EUR/USD

 

Looking at the EUR/USD daily chart, you can see that we reached our projected 1.40 mark on better than expected employment numbers this past Friday. Once the pair broke above the 1.38 mark, we suggested that 1.40 would be the next target. However, there is a bit of resistance at the 1.40 level, and a pullback is certainly possible.

Any pullback should find support at the 1.38 mark, as it was heavy resistance before. Any bullish bar at that level would suggest that we are going to make another run at the 1.40 level, and that the bears are giving way. With the recent comments by the ECB suggesting that they are going to raise rates, this move is the most likely scenario.

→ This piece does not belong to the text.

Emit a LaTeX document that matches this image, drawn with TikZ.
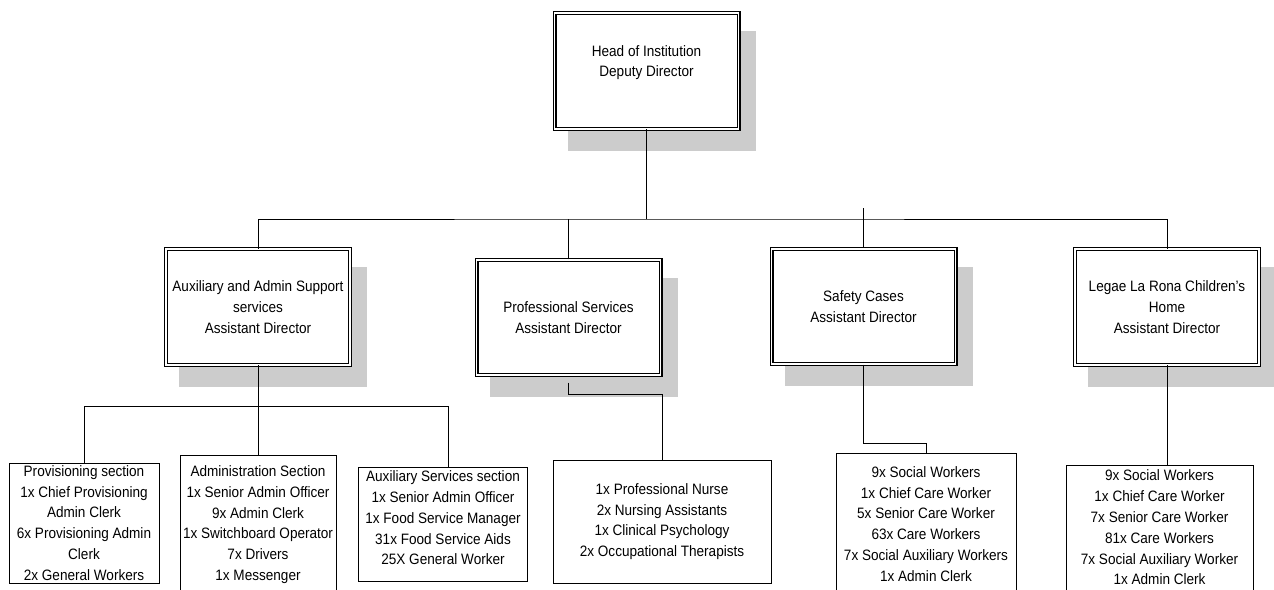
\documentclass[tikz,border=0pt]{standalone}
\usepackage{fontspec}
\setmainfont{Liberation Sans}[FakeStretch=0.9]
\usepackage{tikz}
\usetikzlibrary{positioning,shadows}

\tikzset{
  dbox/.style={draw, fill=white, double, double distance=1.3pt, line width=0.85pt,
    minimum width=138pt, minimum height=86.5pt, inner sep=0pt, align=center,
    font=\fontsize{11.3}{15.6}\selectfont,
    general shadow={fill=gray!40, draw=gray!40, line width=3pt,
      shadow xshift=11.5pt, shadow yshift=-15pt}},
  lbox/.style={draw, fill=white, line width=0.75pt, inner sep=0pt, align=center,
    font=\fontsize{11.3}{15.6}\selectfont},
  conn/.style={line width=0.75pt}
}

\begin{document}
\begin{tikzpicture}[x=0.75pt,y=-0.75pt]
\useasboundingbox (0,0) rectangle (1274,589);
\clip (0,0) rectangle (1274,589);

% directors
\draw node (head) at (646.5,71) [dbox, text depth=15pt]{Head of Institution\\Deputy Director};
\draw node (aux) at (258,307) [dbox]{Auxiliary and Admin Support\\services\\Assistant Director};
\draw node (prof) at (568.5,317.5) [dbox]{Professional Services\\Assistant Director};
\draw node (safety) at (863.5,306.5) [dbox]{Safety Cases\\Assistant Director};
\draw node (legae) at (1167,307) [dbox]{Legae La Rona Children’s\\Home\\Assistant Director};

% staff
\draw node (prov) at (84,523) [lbox, minimum width=112.5pt, minimum height=90pt]{Provisioning section\\1x Chief Provisioning\\Admin Clerk\\6x Provisioning Admin\\Clerk\\2x General Workers};
\draw node (admin) at (258,524.5) [lbox, minimum width=117pt, minimum height=104.25pt]{Administration Section\\1x Senior Admin Officer\\9x Admin Clerk\\1x Switchboard Operator\\7x Drivers\\1x Messenger};
\draw node (auxsvc) at (443,524.5) [lbox, minimum width=127pt, minimum height=85.8pt, text depth=10pt]{Auxiliary Services section\\1x Senior Admin Officer\\1x Food Service Manager\\31x Food Service Aids\\25X General Worker};
\draw node (proflist) at (662,521.5) [lbox, minimum width=163.5pt, minimum height=92.25pt]{1x Professional Nurse\\2x Nursing Assistants\\1x Clinical Psychology\\2x Occupational Therapists};
\draw node (safelist) at (926,524) [lbox, minimum width=135pt, minimum height=106.5pt]{9x Social Workers\\1x Chief Care Worker\\5x Senior Care Worker\\63x Care Workers\\7x Social Auxiliary Workers\\1x Admin Clerk};
\draw node (legaelist) at (1159.5,527.5) [lbox, minimum width=140.25pt, minimum height=93.75pt]{9x Social Workers\\1x Chief Care Worker\\7x Senior Care Worker\\81x Care Workers\\7x Social Auxiliary Worker\\1x Admin Clerk};

\coordinate (bus) at (646.5,219);
\coordinate (stub) at (863.5,208);
\coordinate (bus2) at (258,406);
\coordinate (svc) at (448,406);
\coordinate (pbend) at (662,394);
\coordinate (sbend) at (926,443);

\draw[conn] (head) -- (bus);
\draw[conn] (aux) |- (bus) -| (legae);
\draw[conn] (prof) -- (prof |- bus);
\draw[conn] (stub) -- (safety);
\draw[conn] (aux) -- (bus2);
\draw[conn] (bus2) -- (admin);
\draw[conn] (prov) |- (svc) -- (svc |- auxsvc.north);
\draw[conn] ([yshift=-5.25pt]prof.south) |- (pbend) -- (proflist);
\draw[conn] (safety) |- (sbend) -- (safelist);
\draw[conn] (legae) -- (legae |- legaelist.north);
\end{tikzpicture}
\end{document}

Any close below 1.38 suggests that we will try to find 1.36 and even lower. However, this is looking more and more unlikely.

It should also be noted that there is a potential bull flag on this chart. With a pole of 1,000 pips, it suggests that we may be heading to 1.47 before this move is all over with.

 

EUR/JPY

 

As we stated in the last video, 115 was going to be a huge spot for this pair. We saw it break above that level on Friday, only to be rejected. The daily candle is a perfect “shooting star” and shows that there was significant exhaustion at the level. However, the latest series of lows are getting higher, and this could signal that although we are not ready to hold above 115 yet – it’s only a matter of time. The 114 level could be tested as support, but should be able to hold this pair before another run at 115 happens.

USD/JPY

This pair has been in a large wedge for quite some time. Friday’s candle formed a very long wick at the top of the shooting star candle. The movement suggests that a move is coming soon, but isn’t ready to present itself yet. Because of the tightening of the wedge, the shooting star should be ignored as the stop losses needed to play this position short would be too large for the potential reward, (assuming the wedge holds) and the long position you might take will obviously find resistance form the start.